Given that both the server and client have agreed to shut down the
connection, this is not an exceptional circumstance. Therefore, an
exception should not be thrown.

Unfortunately, there does not seem to be a way to indicate to the
RpcSystem that the DISCONNECTED exception ought to be suppressed. Is
there something I am missing? I appreciate any assistance.

Regards,
Alex

[0] https://github.com/capnproto/capnproto/blob/761aeb17563a59f43b3fe9bae93df83c6bd57d06/c%2B%2B/src/capnp/rpc.c%2B%2B#L2775

Kenton Varda

unread,
Sep 27, 2023, 3:06:20 PM9/27/23
to Alex, capn...@googlegroups.com
Indeed, there isn't really a clean shutdown mechanism right now. I guess it hasn't come up as a priority because in most use cases we just haven't really cared if there's a TCP RST triggered under the hood... since we're already killing the connection, we ignore that error anyway.

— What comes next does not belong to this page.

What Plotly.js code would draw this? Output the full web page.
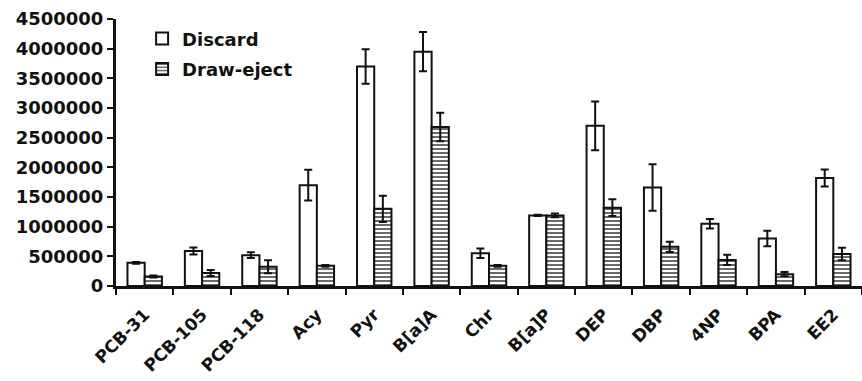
<!DOCTYPE html>
<html>
<head>
<meta charset="utf-8">
<script src="https://cdn.plot.ly/plotly-3.0.1.min.js"></script>
<style>html,body{margin:0;padding:0;background:#fff}#chart{width:862px;height:381px}</style>
</head>
<body>
<div id="chart"></div>
<script>
var categories = ["PCB-31","PCB-105","PCB-118","Acy","Pyr","B[a]A","Chr","B[a]P","DEP","DBP","4NP","BPA","EE2"];
var discard = [390000, 590000, 520000, 1700000, 3700000, 3950000, 550000, 1190000, 2700000, 1660000, 1050000, 800000, 1820000];
var discardErr = [15000, 60000, 50000, 260000, 290000, 330000, 80000, 10000, 410000, 390000, 80000, 130000, 145000];
var drawEject = [160000, 220000, 325000, 340000, 1300000, 2680000, 340000, 1190000, 1320000, 660000, 440000, 200000, 540000];
var drawEjectErr = [15000, 50000, 110000, 15000, 220000, 240000, 15000, 30000, 140000, 85000, 85000, 35000, 105000];
var yTicks = [0, 500000, 1000000, 1500000, 2000000, 2500000, 3000000, 3500000, 4000000, 4500000];

var fontFam = "DejaVu Sans, sans-serif";
var traces = [
  {
    type: "bar", name: "Discard", x: categories, y: discard, legendgroup: "a",
    error_y: {type: "data", array: discardErr, visible: true, color: "#111", thickness: 2, width: 4},
    marker: {color: "#ffffff", line: {color: "#111", width: 2}}
  },
  {
    type: "bar", name: "Draw-eject", x: categories, y: drawEject, legendgroup: "b",
    error_y: {type: "data", array: drawEjectErr, visible: true, color: "#111", thickness: 2, width: 4},
    marker: {color: "#ffffff", line: {color: "#111", width: 2},
      pattern: {shape: "-", size: 4, solidity: 0.4, fgcolor: "#444", bgcolor: "#ffffff"}}
  }
];

var layout = {
  width: 862, height: 381,
  margin: {l: 116, r: 0, t: 19, b: 95},
  paper_bgcolor: "#fff", plot_bgcolor: "#fff",
  barmode: "group", bargap: 0.4, bargroupgap: 0,
  showlegend: true,
  legend: {x: 0.035, y: 0.995, xanchor: "left", yanchor: "top", bgcolor: "rgba(0,0,0,0)",
    font: {family: fontFam, size: 18, color: "#111", weight: "bold"}, itemwidth: 30, tracegroupgap: 4},
  font: {family: fontFam, size: 18, color: "#111"},
  xaxis: {
    type: "category", tickangle: -45, tickson: "boundaries",
    ticks: "outside", ticklen: 6, tickwidth: 2, tickcolor: "#111", ticklabelstandoff: 9,
    showline: true, linecolor: "#111", linewidth: 3, showgrid: false, zeroline: false,
    tickfont: {family: fontFam, size: 17, color: "#111", weight: "bold"}
  },
  yaxis: {
    range: [0, 4500000], tickmode: "array", tickvals: yTicks,
    ticktext: yTicks.map(function(v){return String(v);}),
    ticks: "outside", ticklen: 6, tickwidth: 2, tickcolor: "#111",
    showline: true, linecolor: "#111", linewidth: 3, showgrid: false, zeroline: false,
    tickfont: {family: fontFam, size: 18, color: "#111", weight: "bold"}
  }
};
Plotly.newPlot("chart", traces, layout, {displayModeBar: false, staticPlot: true});
</script>
</body>
</html>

I suppose what we should do is, in the case that we receive a clean EOF, inhibit the sending of an abort message back, just send EOF back.

-Kenton

--
You received this message because you are subscribed to the Google Groups "Cap'n Proto" group.
To unsubscribe from this group and stop receiving emails from it, send an email to capnproto+...@googlegroups.com.
To view this discussion on the web visit https://groups.google.com/d/msgid/capnproto/20230921190853.115b911d%40centromere.net.

Kenton Varda

unread,
Sep 27, 2023, 3:07:46 PM9/27/23
to Alex, capn...@googlegroups.com
(Happy to accept a PR. The relevant code is in `messageLoop()` and `RpcConnectionState::disconnect()` in `rpc.c++`.)

Alex

unread,
Sep 27, 2023, 5:36:04 PM9/27/23
to 'Kenton Varda' via Cap'n Proto, Kenton Varda
Thank you for the info, Kenton. I've been looking deeply at the design
of the RpcSystem, and I have a couple thoughts/questions:

1. I would like to add a new RPC Message in rpc.capnp:

goodbye @14 :Void;

This message indicates to the recipient that the sender has nothing
more to say, and that it should stop read()ing the socket. In other
words, upon receipt of rpc::Message::GOODBYE, messageLoop() ends
gracefully (no exceptions are thrown). The sender then shuts down its
write() side of the connection, causing a TCP FIN to be delivered to
the recipient. Because there is no read() in progress, an exception shall
not be thrown.

The recipient performs whatever cleanup is necessary and sends a
reciprocal GOODBYE, causing the same logic described above to be
invoked on the other end.

Do you think this is a good solution?

2. In your opinion, what is the best way to expose this graceful
disconnect functionality to applications? I considered modifying the
signature of the BootstrapFactory's createFor method in this manner:

Before:

capnp::Capability::Client createFor(VatId::Reader clientId)

After:

capnp::Capability::Client createFor(VatId::Reader clientId, kj::Own<kj::PromiseFulfiller<void>> shutdown)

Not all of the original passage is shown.